--- Begin ---

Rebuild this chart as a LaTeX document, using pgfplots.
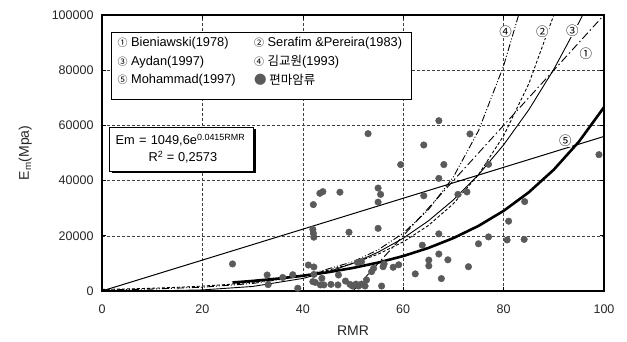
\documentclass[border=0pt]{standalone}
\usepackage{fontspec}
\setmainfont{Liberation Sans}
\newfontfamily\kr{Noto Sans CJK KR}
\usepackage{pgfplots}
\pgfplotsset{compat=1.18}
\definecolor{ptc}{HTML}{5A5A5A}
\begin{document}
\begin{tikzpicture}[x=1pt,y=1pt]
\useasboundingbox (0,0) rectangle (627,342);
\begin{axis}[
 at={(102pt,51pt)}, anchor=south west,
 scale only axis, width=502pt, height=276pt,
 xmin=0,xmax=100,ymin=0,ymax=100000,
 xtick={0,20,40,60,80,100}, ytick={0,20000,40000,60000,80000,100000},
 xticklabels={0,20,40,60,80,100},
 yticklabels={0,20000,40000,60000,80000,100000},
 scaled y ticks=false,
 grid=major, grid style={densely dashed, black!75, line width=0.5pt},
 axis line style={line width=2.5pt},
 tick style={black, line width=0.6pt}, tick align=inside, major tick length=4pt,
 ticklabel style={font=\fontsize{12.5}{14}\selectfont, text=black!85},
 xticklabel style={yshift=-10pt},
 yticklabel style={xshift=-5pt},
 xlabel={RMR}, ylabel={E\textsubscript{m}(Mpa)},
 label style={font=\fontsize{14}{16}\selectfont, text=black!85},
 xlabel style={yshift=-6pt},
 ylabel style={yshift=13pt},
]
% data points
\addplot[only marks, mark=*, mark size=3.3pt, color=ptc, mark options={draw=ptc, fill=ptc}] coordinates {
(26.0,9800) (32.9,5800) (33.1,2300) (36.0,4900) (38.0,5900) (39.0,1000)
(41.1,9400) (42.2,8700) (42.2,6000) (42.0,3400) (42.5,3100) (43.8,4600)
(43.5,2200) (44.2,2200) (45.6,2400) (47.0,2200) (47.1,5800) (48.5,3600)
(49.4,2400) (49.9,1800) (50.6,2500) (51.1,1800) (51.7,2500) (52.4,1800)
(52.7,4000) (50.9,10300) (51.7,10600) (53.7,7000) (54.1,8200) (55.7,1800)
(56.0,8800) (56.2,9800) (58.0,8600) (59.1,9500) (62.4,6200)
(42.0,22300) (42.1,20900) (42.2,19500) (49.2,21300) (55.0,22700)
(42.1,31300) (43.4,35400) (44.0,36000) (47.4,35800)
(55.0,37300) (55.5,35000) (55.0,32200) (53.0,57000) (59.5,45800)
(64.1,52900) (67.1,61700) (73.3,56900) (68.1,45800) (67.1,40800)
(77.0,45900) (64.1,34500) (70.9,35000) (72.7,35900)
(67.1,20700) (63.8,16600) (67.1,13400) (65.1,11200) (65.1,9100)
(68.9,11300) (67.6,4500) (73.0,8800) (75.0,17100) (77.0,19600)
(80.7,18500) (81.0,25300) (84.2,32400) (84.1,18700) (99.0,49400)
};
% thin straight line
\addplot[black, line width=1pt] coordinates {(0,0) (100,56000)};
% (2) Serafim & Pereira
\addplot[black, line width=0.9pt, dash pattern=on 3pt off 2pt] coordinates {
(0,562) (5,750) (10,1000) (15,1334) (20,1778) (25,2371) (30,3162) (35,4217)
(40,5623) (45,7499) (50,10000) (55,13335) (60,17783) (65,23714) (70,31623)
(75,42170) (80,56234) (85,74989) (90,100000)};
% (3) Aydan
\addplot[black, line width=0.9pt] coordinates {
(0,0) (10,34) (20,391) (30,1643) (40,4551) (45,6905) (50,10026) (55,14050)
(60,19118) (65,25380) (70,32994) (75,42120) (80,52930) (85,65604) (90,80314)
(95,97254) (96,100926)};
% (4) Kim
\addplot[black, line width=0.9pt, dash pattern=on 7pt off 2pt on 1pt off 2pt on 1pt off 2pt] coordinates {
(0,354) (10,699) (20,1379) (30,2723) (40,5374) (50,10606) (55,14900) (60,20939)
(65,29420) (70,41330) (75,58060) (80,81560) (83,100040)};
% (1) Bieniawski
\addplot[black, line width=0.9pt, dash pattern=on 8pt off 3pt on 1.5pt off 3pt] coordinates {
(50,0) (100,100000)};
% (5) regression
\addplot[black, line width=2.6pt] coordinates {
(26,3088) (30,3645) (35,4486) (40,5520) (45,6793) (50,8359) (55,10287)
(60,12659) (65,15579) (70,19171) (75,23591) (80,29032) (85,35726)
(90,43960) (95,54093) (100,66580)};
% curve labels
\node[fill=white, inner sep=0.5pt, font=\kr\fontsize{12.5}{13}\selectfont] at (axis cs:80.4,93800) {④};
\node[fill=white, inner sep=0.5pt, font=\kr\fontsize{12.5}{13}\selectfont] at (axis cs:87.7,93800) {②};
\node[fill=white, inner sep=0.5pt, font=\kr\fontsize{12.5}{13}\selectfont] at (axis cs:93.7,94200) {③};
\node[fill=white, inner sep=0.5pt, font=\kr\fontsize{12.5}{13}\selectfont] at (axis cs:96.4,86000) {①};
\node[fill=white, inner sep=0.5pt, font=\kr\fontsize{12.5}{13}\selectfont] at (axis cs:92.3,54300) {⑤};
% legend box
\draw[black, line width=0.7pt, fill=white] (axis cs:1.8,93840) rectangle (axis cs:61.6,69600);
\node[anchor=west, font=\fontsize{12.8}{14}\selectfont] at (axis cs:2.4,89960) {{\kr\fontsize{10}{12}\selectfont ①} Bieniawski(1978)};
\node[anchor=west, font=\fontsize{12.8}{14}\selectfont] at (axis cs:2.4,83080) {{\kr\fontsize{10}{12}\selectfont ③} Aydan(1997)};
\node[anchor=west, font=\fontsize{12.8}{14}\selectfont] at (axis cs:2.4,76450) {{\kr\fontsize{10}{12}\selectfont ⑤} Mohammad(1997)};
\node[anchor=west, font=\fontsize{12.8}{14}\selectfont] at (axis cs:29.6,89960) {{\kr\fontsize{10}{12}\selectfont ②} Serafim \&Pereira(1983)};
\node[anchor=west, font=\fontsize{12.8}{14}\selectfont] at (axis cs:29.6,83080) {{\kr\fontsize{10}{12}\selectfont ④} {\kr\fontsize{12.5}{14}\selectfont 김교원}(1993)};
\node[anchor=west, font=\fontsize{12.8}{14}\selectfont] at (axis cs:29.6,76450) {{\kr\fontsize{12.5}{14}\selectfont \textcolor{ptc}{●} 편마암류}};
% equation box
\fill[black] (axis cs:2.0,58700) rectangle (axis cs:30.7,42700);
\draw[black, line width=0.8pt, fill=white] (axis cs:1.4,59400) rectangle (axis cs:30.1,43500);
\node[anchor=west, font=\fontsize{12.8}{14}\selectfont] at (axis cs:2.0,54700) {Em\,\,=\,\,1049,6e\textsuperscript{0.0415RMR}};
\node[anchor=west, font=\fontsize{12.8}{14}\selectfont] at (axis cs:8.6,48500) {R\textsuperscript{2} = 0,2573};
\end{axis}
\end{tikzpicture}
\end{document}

--- End ---

▶ **Stated problem**: Ignore the images and quote every line of the listing exactly.

▶ **Expected answer**:
Rebuild this chart as a LaTeX document, using pgfplots.
\documentclass[border=0pt]{standalone}
\usepackage{fontspec}
\setmainfont{Liberation Sans}
\newfontfamily\kr{Noto Sans CJK KR}
\usepackage{pgfplots}
\pgfplotsset{compat=1.18}
\definecolor{ptc}{HTML}{5A5A5A}
\begin{document}
\begin{tikzpicture}[x=1pt,y=1pt]
\useasboundingbox (0,0) rectangle (627,342);
\begin{axis}[
 at={(102pt,51pt)}, anchor=south west,
 scale only axis, width=502pt, height=276pt,
 xmin=0,xmax=100,ymin=0,ymax=100000,
 xtick={0,20,40,60,80,100}, ytick={0,20000,40000,60000,80000,100000},
 xticklabels={0,20,40,60,80,100},
 yticklabels={0,20000,40000,60000,80000,100000},
 scaled y ticks=false,
 grid=major, grid style={densely dashed, black!75, line width=0.5pt},
 axis line style={line width=2.5pt},
 tick style={black, line width=0.6pt}, tick align=inside, major tick length=4pt,
 ticklabel style={font=\fontsize{12.5}{14}\selectfont, text=black!85},
 xticklabel style={yshift=-10pt},
 yticklabel style={xshift=-5pt},
 xlabel={RMR}, ylabel={E\textsubscript{m}(Mpa)},
 label style={font=\fontsize{14}{16}\selectfont, text=black!85},
 xlabel style={yshift=-6pt},
 ylabel style={yshift=13pt},
]
% data points
\addplot[only marks, mark=*, mark size=3.3pt, color=ptc, mark options={draw=ptc, fill=ptc}] coordinates {
(26.0,9800) (32.9,5800) (33.1,2300) (36.0,4900) (38.0,5900) (39.0,1000)
(41.1,9400) (42.2,8700) (42.2,6000) (42.0,3400) (42.5,3100) (43.8,4600)
(43.5,2200) (44.2,2200) (45.6,2400) (47.0,2200) (47.1,5800) (48.5,3600)
(49.4,2400) (49.9,1800) (50.6,2500) (51.1,1800) (51.7,2500) (52.4,1800)
(52.7,4000) (50.9,10300) (51.7,10600) (53.7,7000) (54.1,8200) (55.7,1800)
(56.0,8800) (56.2,9800) (58.0,8600) (59.1,9500) (62.4,6200)
(42.0,22300) (42.1,20900) (42.2,19500) (49.2,21300) (55.0,22700)
(42.1,31300) (43.4,35400) (44.0,36000) (47.4,35800)
(55.0,37300) (55.5,35000) (55.0,32200) (53.0,57000) (59.5,45800)
(64.1,52900) (67.1,61700) (73.3,56900) (68.1,45800) (67.1,40800)
(77.0,45900) (64.1,34500) (70.9,35000) (72.7,35900)
(67.1,20700) (63.8,16600) (67.1,13400) (65.1,11200) (65.1,9100)
(68.9,11300) (67.6,4500) (73.0,8800) (75.0,17100) (77.0,19600)
(80.7,18500) (81.0,25300) (84.2,32400) (84.1,18700) (99.0,49400)
};
% thin straight line
\addplot[black, line width=1pt] coordinates {(0,0) (100,56000)};
% (2) Serafim & Pereira
\addplot[black, line width=0.9pt, dash pattern=on 3pt off 2pt] coordinates {
(0,562) (5,750) (10,1000) (15,1334) (20,1778) (25,2371) (30,3162) (35,4217)
(40,5623) (45,7499) (50,10000) (55,13335) (60,17783) (65,23714) (70,31623)
(75,42170) (80,56234) (85,74989) (90,100000)};
% (3) Aydan
\addplot[black, line width=0.9pt] coordinates {
(0,0) (10,34) (20,391) (30,1643) (40,4551) (45,6905) (50,10026) (55,14050)
(60,19118) (65,25380) (70,32994) (75,42120) (80,52930) (85,65604) (90,80314)
(95,97254) (96,100926)};
% (4) Kim
\addplot[black, line width=0.9pt, dash pattern=on 7pt off 2pt on 1pt off 2pt on 1pt off 2pt] coordinates {
(0,354) (10,699) (20,1379) (30,2723) (40,5374) (50,10606) (55,14900) (60,20939)
(65,29420) (70,41330) (75,58060) (80,81560) (83,100040)};
% (1) Bieniawski
\addplot[black, line width=0.9pt, dash pattern=on 8pt off 3pt on 1.5pt off 3pt] coordinates {
(50,0) (100,100000)};
% (5) regression
\addplot[black, line width=2.6pt] coordinates {
(26,3088) (30,3645) (35,4486) (40,5520) (45,6793) (50,8359) (55,10287)
(60,12659) (65,15579) (70,19171) (75,23591) (80,29032) (85,35726)
(90,43960) (95,54093) (100,66580)};
% curve labels
\node[fill=white, inner sep=0.5pt, font=\kr\fontsize{12.5}{13}\selectfont] at (axis cs:80.4,93800) {④};
\node[fill=white, inner sep=0.5pt, font=\kr\fontsize{12.5}{13}\selectfont] at (axis cs:87.7,93800) {②};
\node[fill=white, inner sep=0.5pt, font=\kr\fontsize{12.5}{13}\selectfont] at (axis cs:93.7,94200) {③};
\node[fill=white, inner sep=0.5pt, font=\kr\fontsize{12.5}{13}\selectfont] at (axis cs:96.4,86000) {①};
\node[fill=white, inner sep=0.5pt, font=\kr\fontsize{12.5}{13}\selectfont] at (axis cs:92.3,54300) {⑤};
% legend box
\draw[black, line width=0.7pt, fill=white] (axis cs:1.8,93840) rectangle (axis cs:61.6,69600);
\node[anchor=west, font=\fontsize{12.8}{14}\selectfont] at (axis cs:2.4,89960) {{\kr\fontsize{10}{12}\selectfont ①} Bieniawski(1978)};
\node[anchor=west, font=\fontsize{12.8}{14}\selectfont] at (axis cs:2.4,83080) {{\kr\fontsize{10}{12}\selectfont ③} Aydan(1997)};
\node[anchor=west, font=\fontsize{12.8}{14}\selectfont] at (axis cs:2.4,76450) {{\kr\fontsize{10}{12}\selectfont ⑤} Mohammad(1997)};
\node[anchor=west, font=\fontsize{12.8}{14}\selectfont] at (axis cs:29.6,89960) {{\kr\fontsize{10}{12}\selectfont ②} Serafim \&Pereira(1983)};
\node[anchor=west, font=\fontsize{12.8}{14}\selectfont] at (axis cs:29.6,83080) {{\kr\fontsize{10}{12}\selectfont ④} {\kr\fontsize{12.5}{14}\selectfont 김교원}(1993)};
\node[anchor=west, font=\fontsize{12.8}{14}\selectfont] at (axis cs:29.6,76450) {{\kr\fontsize{12.5}{14}\selectfont \textcolor{ptc}{●} 편마암류}};
% equation box
\fill[black] (axis cs:2.0,58700) rectangle (axis cs:30.7,42700);
\draw[black, line width=0.8pt, fill=white] (axis cs:1.4,59400) rectangle (axis cs:30.1,43500);
\node[anchor=west, font=\fontsize{12.8}{14}\selectfont] at (axis cs:2.0,54700) {Em\,\,=\,\,1049,6e\textsuperscript{0.0415RMR}};
\node[anchor=west, font=\fontsize{12.8}{14}\selectfont] at (axis cs:8.6,48500) {R\textsuperscript{2} = 0,2573};
\end{axis}
\end{tikzpicture}
\end{document}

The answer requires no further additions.